The impact of climate change on the cost-optimal electricity system composition in Sweden
Examensarbete för masterexamen
Sustainable energy systems (MPSES), MSc
Climate change has an impact on both the supply and demand of the electricity system. Amongst the affected areas are both electricity demand for temperature control and hydropower. The aim of this thesis is to support the understanding how the climate change impact on these two areas will impact the cost-optimal electricity system composition in a subregion of Sweden. There is a large spread on reported magnitude of the climate change impact on the two areas depending on the utilised climate model, studied climate scenario, studied years, and used hydrological model. With a temperature increase of about 2°C, a maximum increase of yearly hydropower potential in Sweden of 20% is reported. The hydro inflow will be more spread out across the whole year with a lower, and earlier, spring flood. Electricity demand for temperature control during wintertime can decrease by 15% and increase by 70% during summertime.
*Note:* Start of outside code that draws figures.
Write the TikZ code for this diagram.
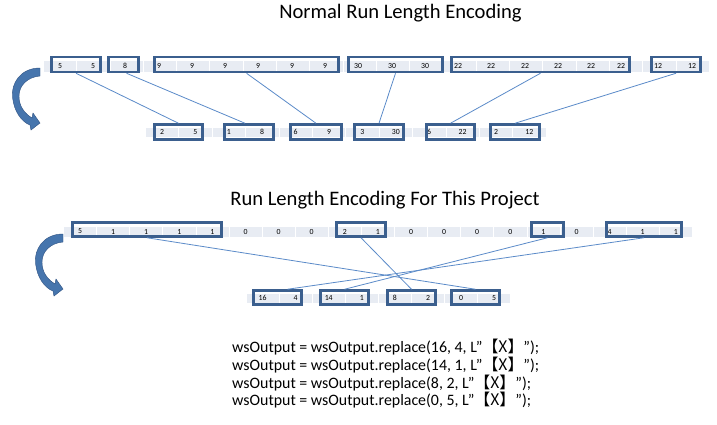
\documentclass[tikz,border=0pt]{standalone}
\usepackage{fontspec}
\setmainfont{Carlito}
\newfontfamily\cjkfont{Noto Sans CJK SC}
\definecolor{boxblue}{HTML}{3B5F8E}
\definecolor{bandgray}{HTML}{E8ECF3}
\definecolor{connblue}{HTML}{5B8BC9}
\definecolor{arrowblue}{HTML}{4675AD}
\definecolor{arrowdark}{HTML}{2F5282}
\tikzset{
  cell/.style={fill=bandgray, draw=white, line width=0.8pt},
  num/.style={font=\fontsize{7.8}{8}\selectfont, inner sep=0pt, anchor=center},
  rlebox/.style={draw=boxblue, line width=2.5pt, minimum height=15pt, inner sep=0pt, anchor=center},
  conn/.style={draw=connblue, line width=0.8pt},
  title/.style={font=\fontsize{20.6}{24}\selectfont, anchor=base, inner sep=0pt},
  code/.style={font=\fontsize{15.9}{18}\selectfont, anchor=base west, inner sep=0pt},
  curarrow/.style={fill=arrowblue, draw=arrowdark, line width=0.4pt}
}
\newcommand{\rleArrow}[1]{%
  \path[curarrow, shift={#1}] (40,68) .. controls (20,68) and (11,84) .. (12.5,97)
    .. controls (14,112) and (22,122) .. (30,125) -- (31,130) -- (40,123) -- (33,113) -- (32,118)
    .. controls (24,113) and (19,106) .. (19,96) .. controls (19,85) and (28,77) .. (40,76) -- cycle;}
\begin{document}
\begin{tikzpicture}[x=1pt,y=-1pt]
\useasboundingbox (0,0) rectangle (717,424);
\fill[white] (0,0) rectangle (717,424);

% ---------- Section 1 ----------
\node[title] (title1) at (400.5,18) {Normal Run Length Encoding};

\foreach \i in {0,...,19} {
  \path[cell] (43.3+33.3*\i,60) rectangle ++(33.3,12);
}
\foreach \v/\x [count=\i from 0] in {5/60,5/93,8/125,9/159,9/192,9/225,9/258,9/292,9/325,30/358,30/392,30/425,22/458,22/491,22/525,22/558,22/591,22/621,12/658,12/692} {
  \node[num] (ta\i) at (\x,66) {\v};
}
\node[rlebox, minimum width=49pt]  (t1) at (76,64.5) {};
\node[rlebox, minimum width=30pt]  (t2) at (123.5,64.5) {};
\node[rlebox, minimum width=184pt] (t3) at (246.5,64.5) {};
\node[rlebox, minimum width=94pt]  (t4) at (395.5,64.5) {};
\node[rlebox, minimum width=178pt] (t5) at (540.5,64.5) {};
\node[rlebox, minimum width=49pt]  (t6) at (676,64.5) {};

\foreach \v [count=\i from 0] in {2,5,1,8,6,9,3,30,6,22,2,12} {
  \path[cell] (145.3+33.4*\i,127) rectangle ++(33.4,10);
  \node[num] (tb\i) at (162+33.4*\i,132) {\v};
}
\node[rlebox, minimum width=48pt] (b1) at (178.5,132) {};
\node[rlebox, minimum width=49pt] (b2) at (249,132) {};
\node[rlebox, minimum width=51pt] (b3) at (316,132) {};
\node[rlebox, minimum width=49pt] (b4) at (379,132) {};
\node[rlebox, minimum width=48pt] (b5) at (450.5,132) {};
\node[rlebox, minimum width=49pt] (b6) at (515,132) {};

\draw[conn] (t1.south) -- (b1.north);
\draw[conn] ([xshift=3pt]t2.south) -- ([xshift=-4pt]b2.north);
\draw[conn] (t3.south) -- (b3.north);
\draw[conn] (t4.south) -- (b4.north);
\draw[conn] (t5.south) -- (b5.north);
\draw[conn] (t6.south) -- (b6.north);

\rleArrow{(0,0)}

% ---------- Section 2 ----------
\node[title] (title2) at (385,205) {Run Length Encoding For This Project};

\foreach \v [count=\i from 0] in {5,1,1,1,1,0,0,0,2,1,0,0,0,0,1,0,4,1,1} {
  \path[cell] (63.5+33.1*\i,226) rectangle ++(33.1,11);
  \node[num] (sa\i) at (80+33.1*\i,231.5) {\v};
}
\node[rlebox, minimum width=149pt, minimum height=14pt] (u1) at (147,229.5) {};
\node[rlebox, minimum width=49pt, minimum height=14pt]  (u2) at (361,229.5) {};
\node[rlebox, minimum width=32pt, minimum height=14pt]  (u3) at (547.5,229.5) {};
\node[rlebox, minimum width=75pt, minimum height=14pt]  (u4) at (644,229.5) {};

\foreach \v [count=\i from 0] in {16,4,14,1,8,2,0,5} {
  \path[cell] (246+33.1*\i,293) rectangle ++(33.1,10);
  \node[num] (sb\i) at (262.5+33.1*\i,298) {\v};
}
\node[rlebox, minimum width=48pt, minimum height=14pt] (v1) at (277.5,297.5) {};
\node[rlebox, minimum width=48pt, minimum height=14pt] (v2) at (344.5,297.5) {};
\node[rlebox, minimum width=48pt, minimum height=14pt] (v3) at (411.5,297.5) {};
\node[rlebox, minimum width=48pt, minimum height=14pt] (v4) at (475.5,297.5) {};

\draw[conn] (u1.south) -- (v4.north);
\draw[conn] (u2.south) -- (v3.north);
\draw[conn] (u3.south) -- (v2.north);
\draw[conn] (u4.south) -- ([xshift=10pt]v1.north);

\rleArrow{(23,166)}

% ---------- Code ----------
\node[code] (c1) at (232,352) {wsOutput = wsOutput.replace(16, 4, L”{\cjkfont 【X】}”);};
\node[code] (c2) at (232,370) {wsOutput = wsOutput.replace(14, 1, L”{\cjkfont 【X】}”);};
\node[code] (c3) at (232,388) {wsOutput = wsOutput.replace(8, 2, L”{\cjkfont 【X】}”);};
\node[code] (c4) at (232,405.5) {wsOutput = wsOutput.replace(0, 5, L”{\cjkfont 【X】}”);};
\end{tikzpicture}
\end{document}
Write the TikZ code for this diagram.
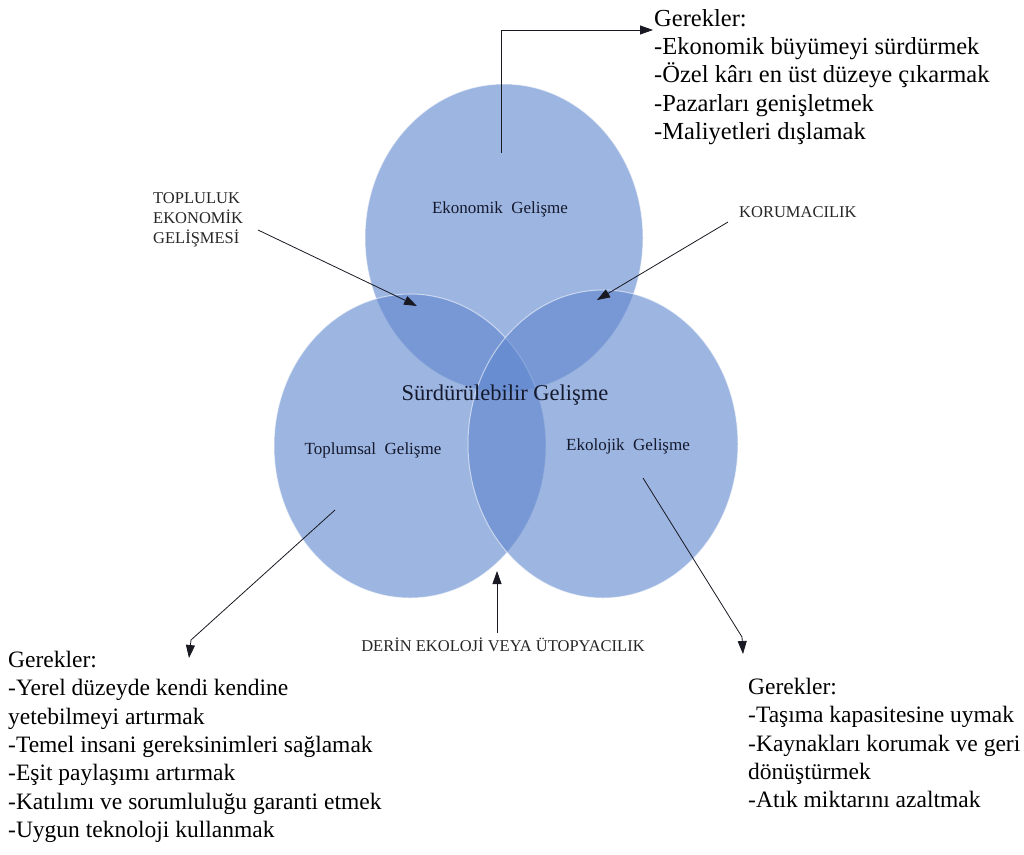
\documentclass[tikz,border=0pt]{standalone}
\usepackage{fontspec}
\setmainfont{Liberation Serif}
\usetikzlibrary{arrows.meta,shapes.geometric}
\definecolor{circblue}{RGB}{96,135,206}
\definecolor{inkc}{RGB}{25,25,35}
\definecolor{txtc}{RGB}{20,25,45}
\begin{document}
\begin{tikzpicture}[x=1pt,y=-1pt,
  circ/.style={ellipse, inner sep=0pt, fill=circblue, fill opacity=0.61,
    draw=white, draw opacity=0.55, line width=1pt},
  circlabel/.style={inner sep=0pt, text=txtc, font=\fontsize{17}{20}\selectfont},
  biglabel/.style={inner sep=0pt, text=txtc, font=\fontsize{22.5}{26}\selectfont},
  capslabel/.style={inner sep=0pt, align=left, text=black!85, font=\fontsize{16.5}{20}\selectfont},
  listtext/.style={inner sep=0pt, align=left, text=black, font=\fontsize{23.5}{28.3}\selectfont},
  arr/.style={draw=inkc, line width=0.8pt, -{Triangle[length=13pt,width=9pt]}}]
\useasboundingbox (0,0) rectangle (1024,854);
\fill[white] (0,0) rectangle (1024,854);

% circles
\node[circ, minimum width=278pt, minimum height=308pt] (eco) at (504,238) {};
\node[circ, minimum width=272pt, minimum height=304pt] (soc) at (410,446) {};
\node[circ, minimum width=270pt, minimum height=308pt] (ecol) at (603,444) {};

% circle labels
\node[circlabel, anchor=base] (ecolab) at (500,213) {Ekonomik\ \ Gelişme};
\node[biglabel, anchor=base] (sdlab) at (505,400) {Sürdürülebilir Gelişme};
\node[circlabel, anchor=base] (soclab) at (373,454) {Toplumsal\ \ Gelişme};
\node[circlabel, anchor=base] (ecollab) at (628,450) {Ekolojik\ \ Gelişme};

% caps labels
\node[capslabel, anchor=north west] (toplab) at (153,192.5) {TOPLULUK\\EKONOMİK\\GELİŞMESİ};
\node[capslabel, anchor=west] (korlab) at (739,212) {KORUMACILIK};
\node[capslabel, anchor=center] (derlab) at (503,645) {DERİN EKOLOJİ VEYA ÜTOPYACILIK};

% requirement lists
\node[listtext, anchor=north west, font=\fontsize{24.5}{28.3}\selectfont] (topreq) at (654,9) {Gerekler:\\-Ekonomik büyümeyi sürdürmek\\-Özel kârı en üst düzeye çıkarmak\\-Pazarları genişletmek\\-Maliyetleri dışlamak};
\node[listtext, anchor=north west] (blreq) at (8,651) {Gerekler:\\-Yerel düzeyde kendi kendine\\yetebilmeyi artırmak\\-Temel insani gereksinimleri sağlamak\\-Eşit paylaşımı artırmak\\-Katılımı ve sorumluluğu garanti etmek\\-Uygun teknoloji kullanmak};
\node[listtext, anchor=north west] (brreq) at (748,678) {Gerekler:\\-Taşıma kapasitesine uymak\\-Kaynakları korumak ve geri\\dönüştürmek\\-Atık miktarını azaltmak};

% connector coordinates
\coordinate (ecoStart) at (501,153);
\coordinate (ecoTip) at (653,30);
\coordinate (topStart) at (258,230);
\coordinate (topTip) at (417,306);
\coordinate (korStart) at (728,222);
\coordinate (korTip) at (597,300);
\coordinate (blStart) at (335,510);
\coordinate (blBend) at (191,640);
\coordinate (blTip) at (189,658);
\coordinate (brStart) at (643,478);
\coordinate (brBend) at (742,637);
\coordinate (brTip) at (743,654);
\coordinate (cStart) at (497,633);
\coordinate (cTip) at (497,571);

% connectors
\draw[arr] (ecoStart) |- (ecoTip);
\draw[arr] (topStart) -- (topTip);
\draw[arr] (korStart) -- (korTip);
\draw[arr] (blStart) -- (blBend) -- (blTip);
\draw[arr] (brStart) -- (brBend) -- (brTip);
\draw[arr] (cStart) -- (cTip);
\end{tikzpicture}
\end{document}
The absolute decrease in electricity demand wintertime is larger than the absolute increase during summertime. Both the change in electricity demand and hydropower reduce the strain on the electricity system during wintertime, either by reducing the demand or introducing more available hydropower during the winter season. At the same time, the strain during summertime is increased as demand is increased, and available hydropower is reduced. While wintertime remains the dimensioning season in terms of generation capacity and energy required, the reduction in strain of the electricity system in wintertime does impact the cost-optimal composition. The change in electricity demand and hydropower production is investigated separately as well as in combination. The largest change in the cost-optimal composition is seen when both the electricity demand and the hydropower changes simultaneously, where a greater change in the two areas bring a larger change in the cost-optimal composition. For the case with the highest climate change impact, the installed capacity of offshore wind, which offers great amount of energy and generation capacity wintertime, is reduced by up to 15.4% while the installed capacity of solar power increases by up to 37.7%. With impacts on this scale, it is important to take climate change impact on hydropower and electricity demand for temperature control into consideration when planning future electricity systems.